McCombs located on a farm nine miles west of Eufaula in November,
1865, and he has kept that place ever since and has always been more
or less closely identified with farming pursuits.
While the simple
life of the farmer has satisfied him as a vocation, he has none the
less been active in all tribal affairs. Reared a Methodist, he was
converted under the influence of a Baptist missionary in 1867, and
since 1868 has been identified with the Baptist Church in an official
capacity. He has preached to the Indians, and for a great many years
was interpreter for white missionaries until about 1912. His many
qualifications naturally brought him into prominence in tribal
affairs. Soon after the war he was elected a member of the Creek
Council and sat in that body altogether for six terms, of four years
each, and was a member of the Council when the tribal affairs were
wound up preparatory to statehood. For four years he was also
superintendent of public instruction and for three years a
superintendent of the Eufaula High School. For another period of four
years he sat on the Supreme bench of the Creek Nation. Another
service he rendered, and that the last official rank he held in the
Creek Nation was as interpreter for General Pleasant Porter, a
governor of the Creek Nation. He filled that office for six years. He
has been called upon to settle many difficult questions involving
political, educational and religious, affairs of his people. In
recent years Mr. McCombs has spent much
of his time in religious work, delivering sermons and talks at the
various missions. His home membership is in the Tuskegee Church.
For a man now past
the age of three score and ten there is hardly a better preserved
gentleman in the old Creek Nation, and Mr. McCombs has always enjoyed
splendid health and a rugged constitution that has made him equal to
any responsibilities and burdens placed upon him. From the close of
the Civil war until 1904 he never missed a single fall in taking his
hunting trip, and if all the deer he has killed could be turned loose
at once they would make a drove larger in number than could probably
be found in any one state at the present time.
While he was still a
member of the Confederate army Mr. McCombs was married, November 7,
1864, to Sally Jacob who was a Creek woman and who died March 23,
1901. Their children were: Lizzie, the widow of James Colbert, and
she died in July, 1906, leaving five children. Sudie is the wife of
William Bumgarner, living west of Eufaula. Susie is the wife of P. R.
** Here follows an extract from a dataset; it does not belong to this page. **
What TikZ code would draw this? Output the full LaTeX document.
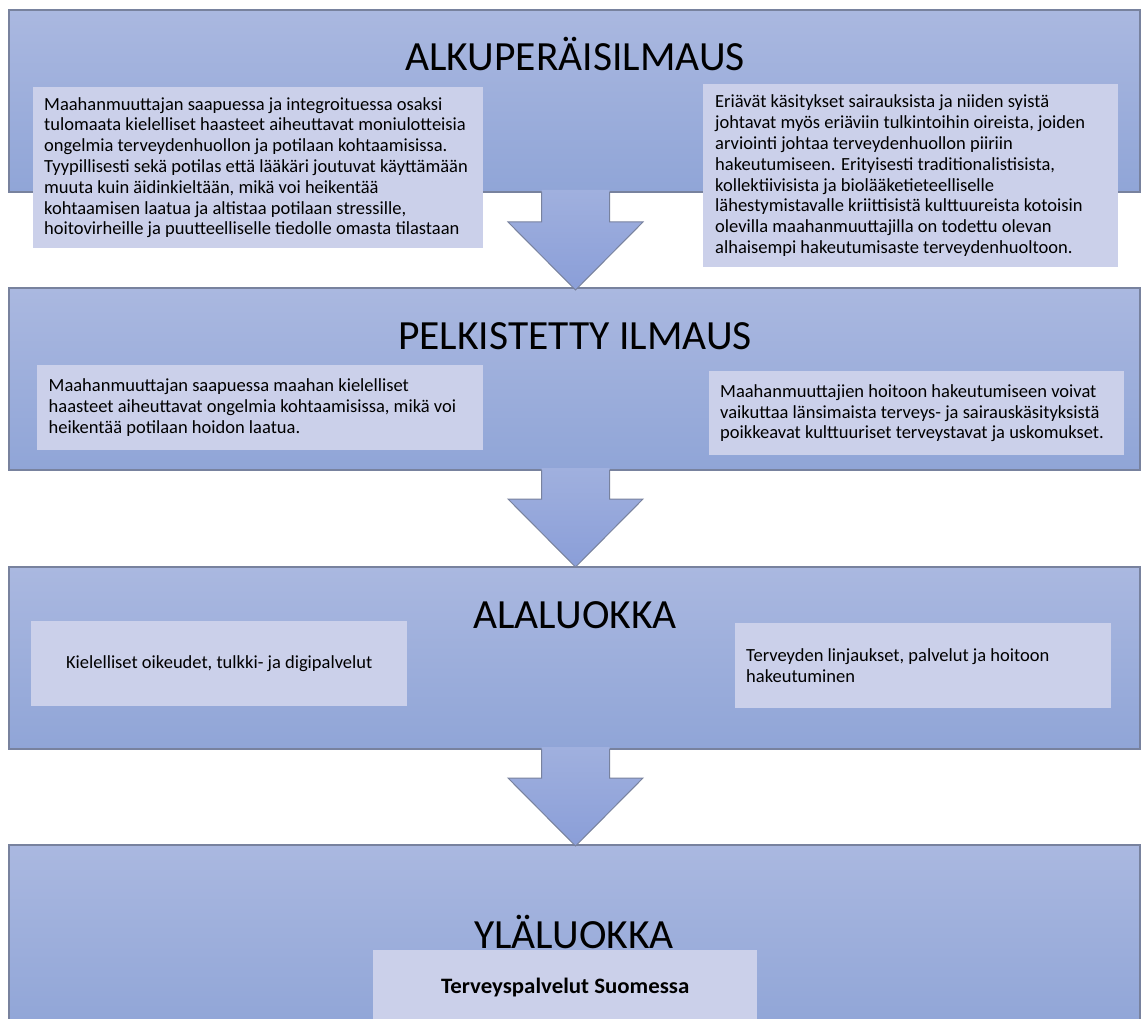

Ewing, whose home is three miles north of Eufaula. W. P. McCombs
lives at Eufaula. Tooker is the wife of A. E. Raiford of Eufaula,
with whom Mr. McCombs now resides. Bettie is the wife of C. H. Drew.
George Washington resides nine miles west of Eufaula. On October 5,
1902, Mr. McCombs married for his second wife Sarah Philips, a fullblood Creek
Indian. Mr. McCombs’ daughter Mrs. Ewing served for about eighteen
years as president of the Woman’s Society at Muskogee and has always
been active in Baptist missionary affairs. His daughter Mrs. Drew is
now treasurer of the Baptist Missionary Society and has been
president of its executive committee. His son George W. McCombs, for
the past live years has served as clerk of association at Eufaula.